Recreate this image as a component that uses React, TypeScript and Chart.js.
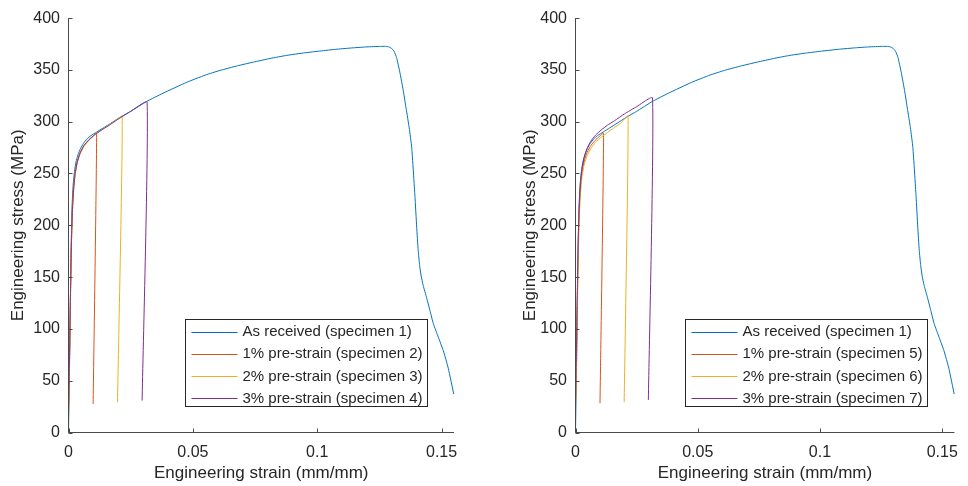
import React, { useEffect, useRef } from "react";
import { Chart, registerables } from "chart.js";

Chart.register(...registerables);

// ---------- data ----------
const xTickValues = [0, 0.05, 0.1, 0.15];
const yTickValues = [0, 50, 100, 150, 200, 250, 300, 350, 400];

const asReceivedStrain = [0, 0.0003, 0.0006, 0.0009, 0.0012, 0.0015, 0.0019, 0.0024, 0.003, 0.0038, 0.0048, 0.006, 0.0075, 0.009, 0.0113, 0.014, 0.017, 0.0206, 0.025, 0.0314, 0.038, 0.0475, 0.055, 0.0609, 0.068, 0.0743, 0.081, 0.0877, 0.095, 0.1011, 0.108, 0.1145, 0.12, 0.1255, 0.1275, 0.1288, 0.1299, 0.1309, 0.1319, 0.1332, 0.1346, 0.1358, 0.137, 0.138, 0.1393, 0.14, 0.1406, 0.1412, 0.1418, 0.1426, 0.144, 0.1453, 0.1467, 0.1487, 0.1507, 0.1527, 0.1549];
const asReceivedStress = [0, 45, 95, 150, 195, 222, 240, 252, 261, 268, 274, 279, 283.5, 286.5, 290, 294, 298.5, 304, 310, 319.5, 327.5, 338, 345, 349.5, 354, 357.5, 361, 364, 366.5, 368.2, 370, 371.3, 372.2, 372.7, 372.7, 372.2, 370.8, 368, 362, 348, 330, 312, 294, 275, 228, 198, 176, 161, 151, 142, 130, 118, 105, 92, 79, 62, 37];

// left panel
const spec2Strain = [0, 0.0004, 0.0008, 0.0011, 0.0015, 0.002, 0.0026, 0.0034, 0.0045, 0.006, 0.008, 0.0099, 0.0113, 0.0099];
const spec2Stress = [15, 70, 135, 180, 215, 236, 250, 260, 269, 276, 282, 286, 288.7, 27.6];
const spec3Strain = [0, 0, 0.0004, 0.0008, 0.0012, 0.0016, 0.0021, 0.0027, 0.0035, 0.0047, 0.0062, 0.0082, 0.0105, 0.013, 0.016, 0.0185, 0.0216, 0.0197];
const spec3Stress = [9, 18, 65, 128, 180, 212, 234, 249, 260, 269, 276, 282, 287, 291.5, 296.5, 300.5, 305.4, 29.2];
const spec4Strain = [0, 0.0004, 0.0008, 0.0012, 0.0016, 0.0021, 0.0027, 0.0035, 0.0047, 0.0062, 0.0082, 0.0105, 0.013, 0.016, 0.02, 0.025, 0.0316, 0.0296];
const spec4Stress = [20, 72, 135, 185, 215, 236, 250, 261, 270, 277, 282.5, 287.5, 291.5, 296, 302.5, 310, 319, 30.8];

// right panel
const spec5Strain = [0, 0.0004, 0.0008, 0.0011, 0.0015, 0.002, 0.0026, 0.0034, 0.0045, 0.006, 0.008, 0.0099, 0.01147, 0.01002];
const spec5Stress = [25, 75, 138, 182, 215, 236, 250, 260, 269, 276, 282, 286, 288.7, 28.2];
const spec6Strain = [0, 0.0004, 0.0008, 0.0012, 0.0016, 0.0021, 0.0027, 0.0035, 0.0047, 0.0062, 0.0082, 0.0105, 0.013, 0.016, 0.0185, 0.0215, 0.0199];
const spec6Stress = [20, 62, 125, 177, 210, 232, 247, 258, 267, 274, 280, 285, 289.5, 294.5, 298.5, 305.5, 29.2];
const spec7Strain = [0, 0.0004, 0.0008, 0.0012, 0.0016, 0.0021, 0.0027, 0.0035, 0.0047, 0.0062, 0.0082, 0.0105, 0.013, 0.016, 0.02, 0.025, 0.0315, 0.0298];
const spec7Stress = [30, 80, 145, 192, 222, 242, 255, 265, 274, 281, 287, 292, 296.5, 301, 307.5, 314.5, 323, 31.5];

const leftLabels = ["As received (specimen 1)", "1% pre-strain (specimen 2)", "2% pre-strain (specimen 3)", "3% pre-strain (specimen 4)"];
const rightLabels = ["As received (specimen 1)", "1% pre-strain (specimen 5)", "2% pre-strain (specimen 6)", "3% pre-strain (specimen 7)"];
const seriesColors = ["#0072BD", "#D95319", "#EDB120", "#7E2F8E"];

const xTitle = "Engineering strain (mm/mm)";
const yTitle = "Engineering stress (MPa)";

// ---------- helpers ----------
const FONT = "'Liberation Sans', Arial, Helvetica, sans-serif";
const TEXT = "#262626";
const AXIS = "#4a4a4a";

function pts(xs: number[], ys: number[]) {
  return xs.map((x, i) => ({ x, y: ys[i] }));
}

interface PanelCfg {
  labels: string[];
  data: { x: number; y: number }[][];
  yWidth: number;
  padRight: number;
  yTitlePad: number;
  legend: { x: number; y: number; w: number; h: number };
}

function makeAxesPlugin(cfg: PanelCfg) {
  return {
    id: "matlabAxes",
    afterDraw(chart: any) {
      const ctx = chart.ctx as CanvasRenderingContext2D;
      const { left, right, top, bottom } = chart.chartArea;
      const xs = chart.scales.x;
      const ys = chart.scales.y;
      ctx.save();
      ctx.strokeStyle = AXIS;
      ctx.lineWidth = 1;
      ctx.beginPath();
      ctx.moveTo(left, top);
      ctx.lineTo(left, bottom);
      ctx.lineTo(right, bottom);
      for (const v of yTickValues) {
        const p = Math.round(ys.getPixelForValue(v)) + 0.5;
        ctx.moveTo(left, p);
        ctx.lineTo(left + 4, p);
      }
      for (const v of xTickValues) {
        const p = Math.round(xs.getPixelForValue(v)) + 0.5;
        ctx.moveTo(p, bottom);
        ctx.lineTo(p, bottom - 4);
      }
      ctx.stroke();

      // legend
      const L = cfg.legend;
      ctx.fillStyle = "#ffffff";
      ctx.fillRect(L.x, L.y, L.w, L.h);
      ctx.strokeStyle = "#262626";
      ctx.strokeRect(L.x, L.y, L.w, L.h);
      ctx.font = "15px " + FONT;
      ctx.textBaseline = "middle";
      ctx.textAlign = "left";
      const rowH = 22.3;
      cfg.labels.forEach((lab, i) => {
        const cy = L.y + 12 + i * rowH;
        ctx.strokeStyle = seriesColors[i];
        ctx.beginPath();
        ctx.moveTo(L.x + 6, Math.round(cy) + 0.5);
        ctx.lineTo(L.x + 52, Math.round(cy) + 0.5);
        ctx.stroke();
        ctx.fillStyle = TEXT;
        ctx.fillText(lab, L.x + 57, cy + 0.5);
      });
      ctx.restore();
    },
  };
}

function Panel({ cfg, offset }: { cfg: PanelCfg; offset: number }) {
  const ref = useRef<HTMLCanvasElement | null>(null);
  useEffect(() => {
    if (!ref.current) return;
    const datasets = cfg.data.map((d, i) => ({
      label: cfg.labels[i],
      data: d,
      showLine: true,
      borderColor: seriesColors[i],
      backgroundColor: seriesColors[i],
      borderWidth: 1,
      pointRadius: 0,
      tension: 0.15,
      fill: false,
      clip: 3,
      order: 4 - i,
    }));
    const chart = new Chart(ref.current, {
      type: "scatter",
      data: { datasets },
      options: {
        animation: false,
        responsive: false,
        devicePixelRatio: 1,
        layout: { padding: { left: 0, top: 16.5, right: cfg.padRight, bottom: 0 } },
        plugins: { legend: { display: false }, tooltip: { enabled: false } },
        scales: {
          x: {
            type: "linear",
            min: 0,
            max: 0.155,
            afterFit: (s: any) => { s.height = 53.5; },
            afterBuildTicks: (s: any) => { s.ticks = xTickValues.map((v) => ({ value: v })); },
            grid: { display: false, drawTicks: false },
            border: { display: false },
            ticks: {
              autoSkip: false,
              maxRotation: 0,
              padding: 10,
              color: TEXT,
              font: { family: FONT, size: 16 },
              callback: (v: any) => String(v),
            },
            title: {
              display: true,
              text: xTitle,
              color: TEXT,
              font: { family: FONT, size: 17 },
              padding: { top: 0, bottom: 2.8 },
            },
          },
          y: {
            type: "linear",
            min: 0,
            max: 400,
            afterFit: (s: any) => { s.width = cfg.yWidth; },
            afterBuildTicks: (s: any) => { s.ticks = yTickValues.map((v) => ({ value: v })); },
            grid: { display: false, drawTicks: false },
            border: { display: false },
            ticks: {
              autoSkip: false,
              padding: 8.5,
              color: TEXT,
              font: { family: FONT, size: 16 },
              callback: (v: any) => String(v),
            },
            title: {
              display: true,
              text: yTitle,
              color: TEXT,
              font: { family: FONT, size: 17 },
              padding: { top: cfg.yTitlePad, bottom: 0 },
            },
          },
        },
      },
      plugins: [makeAxesPlugin(cfg)],
    } as any);
    return () => chart.destroy();
  }, [cfg]);
  return (
    <canvas
      ref={ref}
      width={484}
      height={486}
      style={{ position: "absolute", left: offset, top: 0, width: 484, height: 486, display: "block" }}
    />
  );
}

const leftCfg: PanelCfg = {
  labels: leftLabels,
  data: [
    pts(asReceivedStrain, asReceivedStress),
    pts(spec2Strain, spec2Stress),
    pts(spec3Strain, spec3Stress),
    pts(spec4Strain, spec4Stress),
  ],
  yWidth: 68.5,
  padRight: 30,
  yTitlePad: 8.1,
  legend: { x: 185.5, y: 319.5, w: 242, h: 87 },
};

const rightCfg: PanelCfg = {
  labels: rightLabels,
  data: [
    pts(asReceivedStrain, asReceivedStress),
    pts(spec5Strain, spec5Stress),
    pts(spec6Strain, spec6Stress),
    pts(spec7Strain, spec7Stress),
  ],
  yWidth: 91.5,
  padRight: 6.3,
  yTitlePad: 35.8,
  legend: { x: 201.5, y: 319.5, w: 242, h: 87 },
};

export default function App() {
  return (
    <div style={{ position: "fixed", left: 0, top: 0, width: 968, height: 486, background: "#ffffff" }}>
      <Panel cfg={leftCfg} offset={0} />
      <Panel cfg={rightCfg} offset={484} />
    </div>
  );
}
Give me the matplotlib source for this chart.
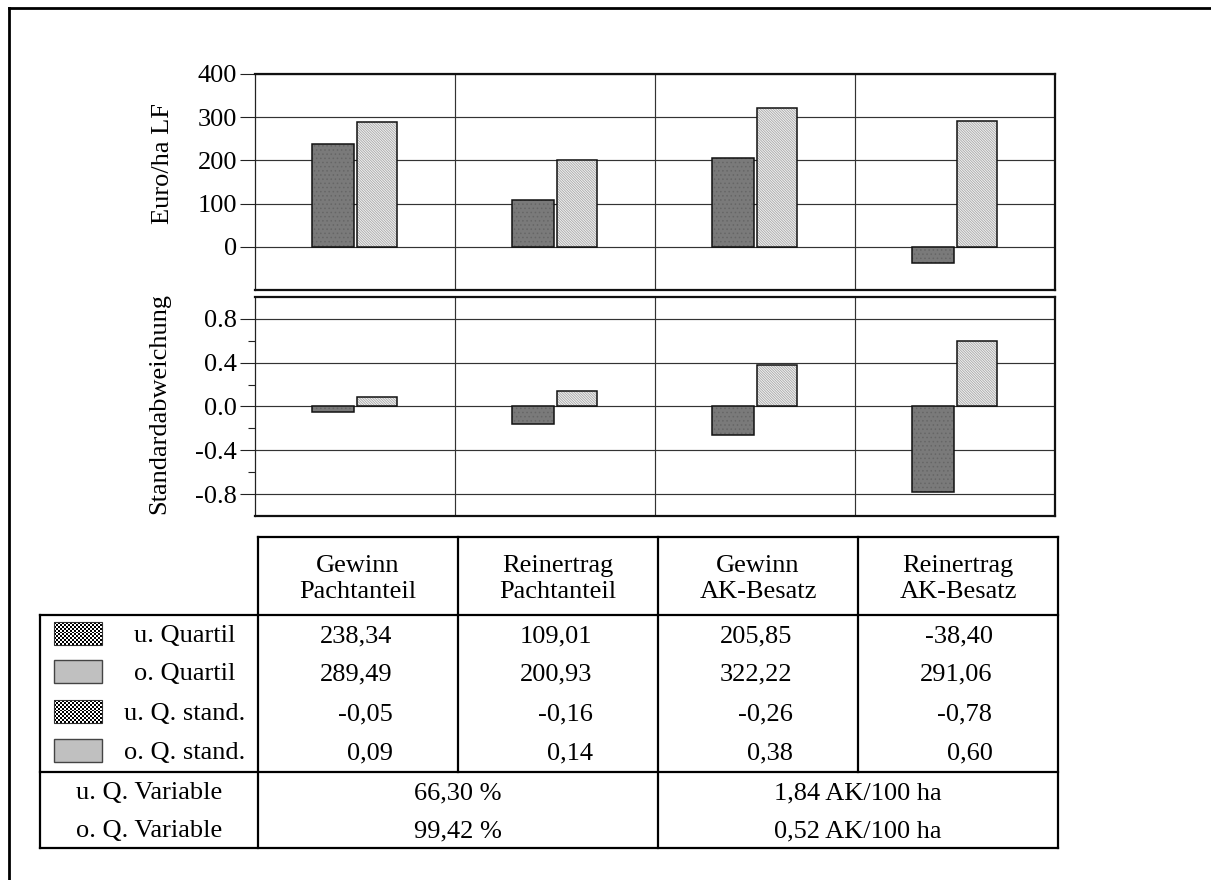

◆ **Short problem**: Begin at the top of the material above and output each line exactly, stopping after the line that holds "79, 62, 37];". Leave out pictures.

◆ **Result for this task**:
Recreate this image as a component that uses React, TypeScript and Chart.js.
import React, { useEffect, useRef } from "react";
import { Chart, registerables } from "chart.js";

Chart.register(...registerables);

// ---------- data ----------
const xTickValues = [0, 0.05, 0.1, 0.15];
const yTickValues = [0, 50, 100, 150, 200, 250, 300, 350, 400];

const asReceivedStrain = [0, 0.0003, 0.0006, 0.0009, 0.0012, 0.0015, 0.0019, 0.0024, 0.003, 0.0038, 0.0048, 0.006, 0.0075, 0.009, 0.0113, 0.014, 0.017, 0.0206, 0.025, 0.0314, 0.038, 0.0475, 0.055, 0.0609, 0.068, 0.0743, 0.081, 0.0877, 0.095, 0.1011, 0.108, 0.1145, 0.12, 0.1255, 0.1275, 0.1288, 0.1299, 0.1309, 0.1319, 0.1332, 0.1346, 0.1358, 0.137, 0.138, 0.1393, 0.14, 0.1406, 0.1412, 0.1418, 0.1426, 0.144, 0.1453, 0.1467, 0.1487, 0.1507, 0.1527, 0.1549];
const asReceivedStress = [0, 45, 95, 150, 195, 222, 240, 252, 261, 268, 274, 279, 283.5, 286.5, 290, 294, 298.5, 304, 310, 319.5, 327.5, 338, 345, 349.5, 354, 357.5, 361, 364, 366.5, 368.2, 370, 371.3, 372.2, 372.7, 372.7, 372.2, 370.8, 368, 362, 348, 330, 312, 294, 275, 228, 198, 176, 161, 151, 142, 130, 118, 105, 92, 79, 62, 37];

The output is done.